Alternatively, a system employing distributed power amplifiers in conjunction with optical fibers may be used. According to such a system, a remote controller would transmit a light signal which would be amplified. The signal would be received locally where it is converted back to a radio signal. Losses associated with cabling in a system employing optical fibers may be minimized because the signals do not need to be amplified very often and in most typical scenarios not at all. Further, an optical fiber system provides added flexibility and can be easily installed. However, it is expensive to implement a system having optical interfaces.
When planning an antenna system, allocating spectrum for a microcell cluster, and selecting a power level for microcell transmitting power, several concerns must be addressed. Sufficient radio coverage, e.g., 98%, must be provided within the microcell area. Also, if the spectrum allocated to the microcell cluster has been reused from a distant macrocell, the power level of the microcells must be low enough to avoid interference with the distant macrocell from which the spectrum was reused. Further, the power of the control channel in the microcell may have to be stronger than the power of the covering umbrella macrocell control channel if the mobile is to lock on to the microcell. In sum, the aim of such a system is to assign as many mobiles as possible to microcell control channels by maintaining those control channels stronger than the control channels of the umbrella macrocell in the intended microcell area while transmitting with a sufficiently low power to avoid interference with the distant macrocell.

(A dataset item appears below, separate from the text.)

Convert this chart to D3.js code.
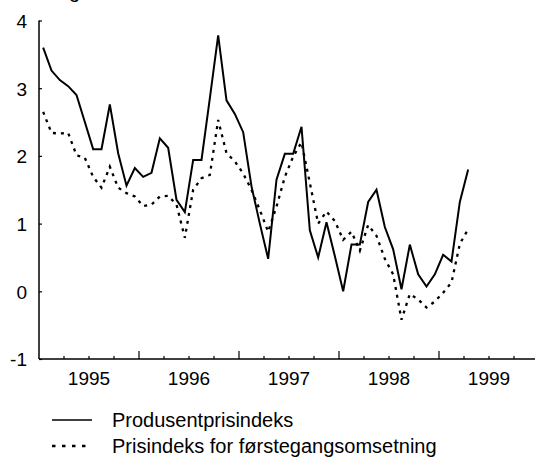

Power or interference limitations can result in a voice channel limited system where some of the mobiles in the microcells will receive a stronger signal from an overlying macrocell. The number of mobiles receiving a stronger signal from an overlying macrocell will increase as the distance between the umbrella cell and the microcell is shorter. Consequently, capacity might not increase since mobiles are locked-on to the macrocell. Moreover, if mobile transmitting power requirements increase, the battery life of the current portables would correspondingly decrease to maintain the equivalent level of performance. Further, blocking and intermodulation distortion may arise with mobiles located inside the microcell area, close to the microcell base station, but power controlled by a macrocell. The mobiles are power controlled by the umbrella macrocell and require more power to communicate with the umbrella macrocell than the microcell.